For those unaccustomed with MMT, in essence it states that the U.S. government can print and spend money limitlessly. Deficits don’t matter. Neither does the national debt.
MMT has several high-profile adherents, from Sen. Bernie Sanders (I-Vt.) to Rep. Alexandria Ocasio-Cortez (D-N.Y.).
Many books have been written on MMT, most famously “The Deficit Myth: Modern Monetary Theory and the Birth of the People’s Economy,” by Stephanie Kelton.
In a nutshell, MMT true believers claim that age-old economic dogma is backwards. MMT turns traditional economic theory on its head.
According to Investopedia, “The central idea of MMT is that governments with a fiat currency system under their control can and should print (or create with a few keystrokes in today’s digital age) as much money as they need to spend because they cannot go broke.”
Actually, governments can and do go broke when they defy the rules of commonsense economics.
However, MMT advocates claim they have the secret recipe to avoid the pitfalls of currency debasement and mountains of debt.

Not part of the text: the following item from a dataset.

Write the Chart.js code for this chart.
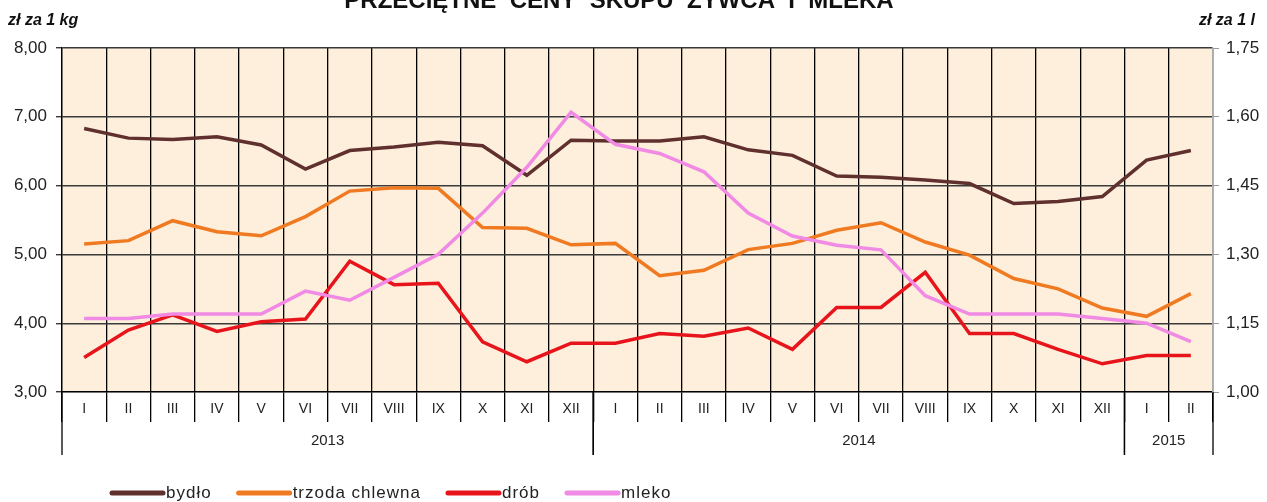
<!DOCTYPE html>
<html>
<head>
<meta charset="utf-8">
<script src="https://cdn.jsdelivr.net/npm/chart.js@4"></script>
<style>
  html, body { margin: 0; padding: 0; background: #fff; }
  #wrap { width: 1267px; height: 502px; }
</style>
</head>
<body>
<div id="wrap"><canvas id="myChart" width="1267" height="502"></canvas></div>
<script>
// months on the x axis, grouped by year below
var months = ['I','II','III','IV','V','VI','VII','VIII','IX','X','XI','XII',
              'I','II','III','IV','V','VI','VII','VIII','IX','X','XI','XII',
              'I','II'];
var yearLabels = ['2013', '2014', '2015'];
var yearCounts = [12, 12, 2];

// zl za 1 kg
var bydlo  = [6.83, 6.69, 6.67, 6.71, 6.59, 6.24, 6.51, 6.56, 6.63, 6.58, 6.15, 6.66,
              6.65, 6.65, 6.71, 6.52, 6.44, 6.14, 6.12, 6.08, 6.03, 5.74, 5.77, 5.84,
              6.37, 6.51];
var trzoda = [5.15, 5.20, 5.49, 5.33, 5.27, 5.55, 5.92, 5.97, 5.96, 5.39, 5.38, 5.14,
              5.16, 4.69, 4.77, 5.07, 5.16, 5.35, 5.46, 5.18, 4.99, 4.65, 4.50, 4.22,
              4.10, 4.43];
var drob   = [3.50, 3.90, 4.12, 3.88, 4.02, 4.06, 4.90, 4.56, 4.58, 3.73, 3.44, 3.71,
              3.71, 3.85, 3.81, 3.93, 3.62, 4.23, 4.23, 4.74, 3.85, 3.85, 3.62, 3.41,
              3.53, 3.53];
// zl za 1 l
var mleko  = [1.16, 1.16, 1.17, 1.17, 1.17, 1.22, 1.20, 1.25, 1.30, 1.39, 1.49, 1.61,
              1.54, 1.52, 1.48, 1.39, 1.34, 1.32, 1.31, 1.21, 1.17, 1.17, 1.17, 1.16,
              1.15, 1.11];

var FONT = '"Liberation Sans", Arial, sans-serif';

function fmt(v) { return v.toFixed(2).replace('.', ','); }

var extras = {
  id: 'extras',
  beforeDraw: function(chart) {
    var a = chart.chartArea, c = chart.ctx;
    c.save();
    c.fillStyle = '#fdefdc';
    c.fillRect(a.left, a.top, a.right - a.left, a.bottom - a.top);
    c.restore();
  },
  afterDraw: function(chart) {
    var c = chart.ctx, a = chart.chartArea, x = chart.scales.x;
    var half = (x.getPixelForValue(1) - x.getPixelForValue(0)) / 2;
    c.save();

    // year groups
    c.strokeStyle = '#000';
    c.lineWidth = 1.3;
    c.fillStyle = '#222';
    c.font = '15px ' + FONT;
    c.textAlign = 'center';
    c.textBaseline = 'middle';
    var start = 0;
    for (var i = 0; i < yearLabels.length; i++) {
      var end = start + yearCounts[i] - 1;
      var x0 = x.getPixelForValue(start) - half;
      var x1 = x.getPixelForValue(end) + half;
      c.beginPath();
      c.moveTo(x0, a.bottom); c.lineTo(x0, a.bottom + 63);
      c.moveTo(x1, a.bottom); c.lineTo(x1, a.bottom + 63);
      c.stroke();
      c.fillText(yearLabels[i], (x0 + x1) / 2, a.bottom + 49);
      start = end + 1;
    }

    // title
    c.fillStyle = '#111';
    c.font = 'bold 24px ' + FONT;
    c.textBaseline = 'alphabetic';
    c.fillText('PRZECIĘTNE  CENY  SKUPU  ŻYWCA  I  MLEKA', 619, 8);

    // unit labels
    c.font = 'italic bold 16px ' + FONT;
    c.textBaseline = 'middle';
    c.textAlign = 'left';
    c.fillText('zł za 1 kg', 8, 21);
    c.textAlign = 'right';
    c.fillText('zł za 1 l', 1255, 21);

    // legend
    var lx = 110, ly = 493;
    c.font = '17px ' + FONT;
    c.letterSpacing = '1px';
    c.textAlign = 'left';
    chart.data.datasets.forEach(function(ds) {
      c.strokeStyle = ds.borderColor;
      c.lineWidth = 5;
      c.lineCap = 'round';
      c.beginPath();
      c.moveTo(lx + 2, ly); c.lineTo(lx + 53, ly);
      c.stroke();
      c.fillStyle = '#222';
      c.fillText(ds.label, lx + 56, ly);
      lx += 56 + c.measureText(ds.label).width + 25;
    });
    c.restore();
  }
};

var ctx = document.getElementById('myChart');
var config = {
  type: 'line',
  data: {
    labels: months,
    datasets: [
      { label: 'bydło', data: bydlo, borderColor: '#60302e', yAxisID: 'y', order: 4 },
      { label: 'trzoda chlewna', data: trzoda, borderColor: '#ef7a22', yAxisID: 'y', order: 3 },
      { label: 'drób', data: drob, borderColor: '#e8141c', yAxisID: 'y', order: 2 },
      { label: 'mleko', data: mleko, borderColor: '#f08ae4', yAxisID: 'y1', order: 1 }
    ]
  },
  options: {
    responsive: false,
    animation: false,
    layout: { padding: { top: 48, left: 0, right: 0, bottom: 0 } },
    elements: {
      line: { tension: 0, borderWidth: 3.5, fill: false },
      point: { radius: 0 }
    },
    plugins: {
      legend: { display: false },
      tooltip: { enabled: false }
    },
    scales: {
      x: {
        offset: true,
        grid: { offset: true, color: '#000', lineWidth: 1.3, tickLength: 30, drawTicks: true },
        border: { color: '#000', width: 1.3 },
        ticks: { font: { family: FONT, size: 14 }, color: '#222', padding: -21,
                 autoSkip: false, maxRotation: 0 },
        afterFit: function(s) { s.height = 110; }
      },
      y: {
        position: 'left',
        min: 3, max: 8,
        ticks: { stepSize: 1, callback: fmt, font: { family: FONT, size: 17 }, color: '#222', padding: 9 },
        grid: { color: '#3a3a3a', lineWidth: 1.4, tickLength: 6 },
        border: { color: '#000', width: 1.3 },
        afterFit: function(s) { s.width = 62; }
      },
      y1: {
        position: 'right',
        min: 1.00, max: 1.75,
        ticks: { stepSize: 0.15, callback: fmt, font: { family: FONT, size: 17 }, color: '#222', padding: 7 },
        grid: { drawOnChartArea: false, color: '#999', tickLength: 6 },
        border: { color: '#aaa', width: 1.3 },
        afterFit: function(s) { s.width = 54; }
      }
    }
  },
  plugins: [extras]
};
var myChart = new Chart(ctx, config);
</script>
</body>
</html>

Once again, as Investopedia explains, “[A]ccording to MMT, large government debt isn’t the precursor to collapse we have been led to believe it is, countries like the U.S. can sustain much greater deficits without cause for concern, and a small deficit or surplus can be extremely harmful and cause a recession since deficit spending is what builds people’s savings. … MMT theorists explain that debt is simply money the government put into the economy and didn’t tax back.”
This is ludicrous. Government deficit spending is not an economic boon. It is a hindrance to economic growth that impoverishes future generations.
Furthermore, despite what MMT supporters claim, printing huge sums of money will cause inflation.
As Jonathan Hartley writes that the claim “ignores the dark history of debt monetization leading to hyperinflation … printing money and monetizing debt — even when that debt was partly denominated in local currency — led to devastating inflation in Austria, Hungary, Poland, and Weimar Germany during the first half of the 20th century.”
The same thing has occurred more recently in Brazil, Venezuela and Zimbabwe.
Modern monetary theory is far from groundbreaking, let alone modern. It is simply a failed idea that has been tried many times and has led to economic destruction in every case.
Although MMT proponents would like us to believe that it is a contemporary economic breakthrough, don’t believe the hype. Commonsense refutes MMT on its face.